Ich habe geahnt, dass mein Papa nicht allzu begeistert sein würde, wenn ich ihm erzähle, dass ich das Angebot als Fotografin für das American Football Team nicht angenommen hatte. Ich hätte ihn anlügen sollen, doch das konnte ich nicht - nicht mehr, nicht schon wieder.

Er sieht mich an und seufzt. Es ist ein müdes, enttäuschtes und vor allem sehr vertrautes Seufzen. Eines, das ich gehört habe, als meine Erzieherin im Kindergarten ihn anrief, weil ich mich ständig mit diesem blöden Jungen schlug oder als ich mit dem Ball durch das Wohnzimmerfenster geschossen hatte. Und das letzte mal, als er mich von meiner alten Schule abholte, ich mit einem blauen Auge und einem Versprechen, dass jetzt alles besser werden würde.

Ich bin nicht einfach, sondern kompliziert und kalt, weil ich besser alleine dran bin. Ich möchte ihn nicht enttäuschen, doch ich tue es immer wieder. Es ist als hätte ich eine gespaltene Persönlichkeit, eine Seite ist gut und die andere schlecht.

Und obwohl ich mir denken kann, wieso es meinem Vater zu schaffen macht, dass ich solche Chancen nicht egreife, dachte ich, er würde mich verstehen. Doch das tut er nicht.
Und heimlich frage ich mich, ob es meine Mutter tun würde, wenn sie hier wäre.

"Warum musst du so sein?". Er macht eine Pause. "Warum verweigerst du jeden Kontakt zu Menschen? Du hast es einfach. Wieso siehst du das nicht?".

"Warum muss ich so sein?", flüstere ich schroff zurück.

Ich kann nicht glauben das er das sagt. Er weiß, wie sehr ich gelitten hatte, er kennt mich doch genau.

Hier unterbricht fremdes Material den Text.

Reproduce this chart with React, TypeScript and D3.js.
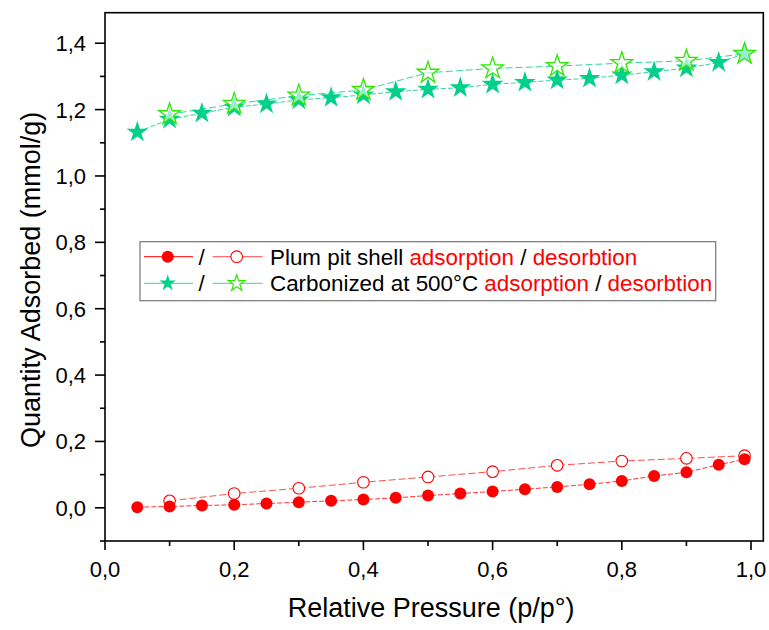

Wir haben uns schon früher oft gestritten, doch niemals hatte er so getan, als wäre mein Verhalten nicht nachvollziehbar.

"Das hier alles war nicht meine Entscheidung, sondern deine. Ja, ein Neuanfang ist schön und gut. Aber in einer anderen Stadt? In einer anderen Schule? Nur weil du dich endlich verliebt hast. Du bist unfair! Denkst du wirklich, nur weil du eine Beziehung hast, haben sich auch meine Probleme gelöst? Wir bezahlen die Therapie nicht ohne Grund".

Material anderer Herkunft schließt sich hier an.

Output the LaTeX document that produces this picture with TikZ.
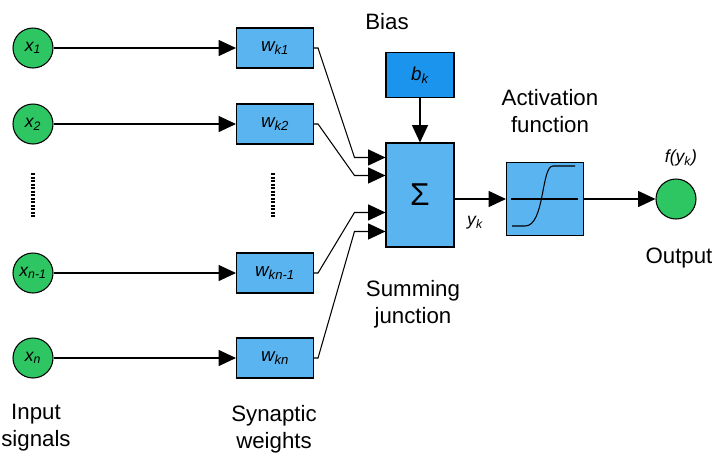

Bei dem letzten Satz bin ich ohne es zu merken laut geworden. Unmittelbar beschleicht mich das Gefühl, eine Grenze überschritten zu haben.

"Ist alles okay?".

Ich müsste mich nicht einmal umdrehen um zu wissen, wem die Stimme gehört.
Regina, die neue Freundin und Geliebte meines Vaters hat sich gerade zu uns gesellt. Sie steht dort, neben meinem Vater, in einem roten Kleid und breitem Lächeln auf dem Gesicht. Ich hasse sie.

Papa sieht mich warnend an. Heute wollen die beiden nämlich ins Kino, und ich soll den Abend nicht ruinieren.
Ich verstehe seine Gestik.
Und auch wenn es verlockend ist genau das zu tun, alles zu ruinieren, reiße ich mich zusammen und zwinge mich zu einem frechen Lächeln, während ich meine Hände unter dem Esstisch zu Fäusten balle um ein Ventil für die aufkommende Wut zu haben.

"Paps und ich haben uns nur gerade über die Hobby-Angebote meiner tollen, neuen Schule unterhalten", sage ich bitter und ich wette man hört den Sarkasmus heraus.